Supplied records:

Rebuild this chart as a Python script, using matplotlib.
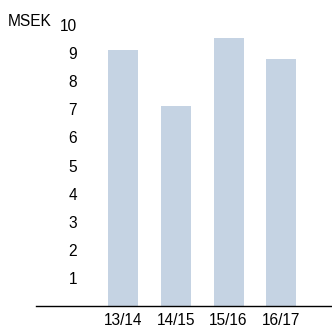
import matplotlib
matplotlib.use("Agg")
import matplotlib.pyplot as plt

# values
seasons = ["13/14", "14/15", "15/16", "16/17"]
msek = [9.1, 7.1, 9.55, 8.8]
yticks = [1, 2, 3, 4, 5, 6, 7, 8, 9, 10]

plt.rcParams['font.family'] = ['Liberation Sans', 'DejaVu Sans']
fs = 11.2

fig = plt.figure(figsize=(3.32, 3.29), dpi=100)
ax = fig.add_axes([36 / 332, 23 / 329, 296 / 332, 281 / 329])

x = range(len(seasons))
ax.bar(x, msek, width=0.57, color="#c5d3e3")
ax.set_xlim(-1.65, 3.96)
ax.set_ylim(0, 10)

ax.set_xticks(list(x))
ax.set_xticklabels(seasons, fontsize=fs)
ax.set_yticks(yticks)
ax.set_yticklabels([str(v) for v in yticks], fontsize=fs)
ax.tick_params(axis="both", length=0)
ax.tick_params(axis="y", pad=-29.5)
ax.tick_params(axis="x", pad=5)
for lbl in ax.get_yticklabels():
    lbl.set_clip_on(False)

for s in ["left", "right", "top"]:
    ax.spines[s].set_visible(False)
ax.spines["bottom"].set_linewidth(1.0)

fig.text(8 / 332, 1 - 21 / 329, "MSEK", fontsize=fs, va="center", ha="left")

fig.savefig("out.png", dpi=100)
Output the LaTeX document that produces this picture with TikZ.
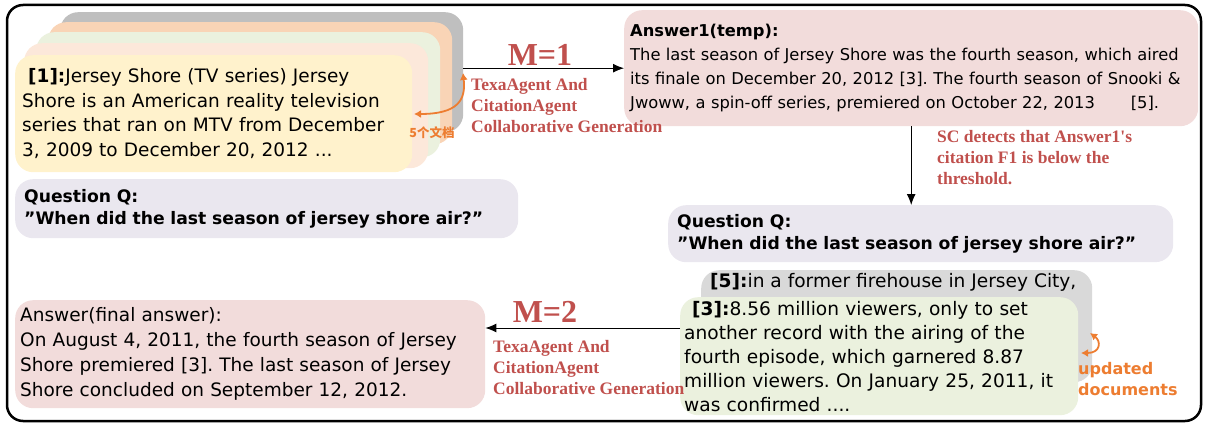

Given exercise:
Keep only those lines of the records that hold "matplotlib", and return them.

Solved problem:
Rebuild this chart as a Python script, using matplotlib.
import matplotlib
matplotlib.use("Agg")
import matplotlib.pyplot as plt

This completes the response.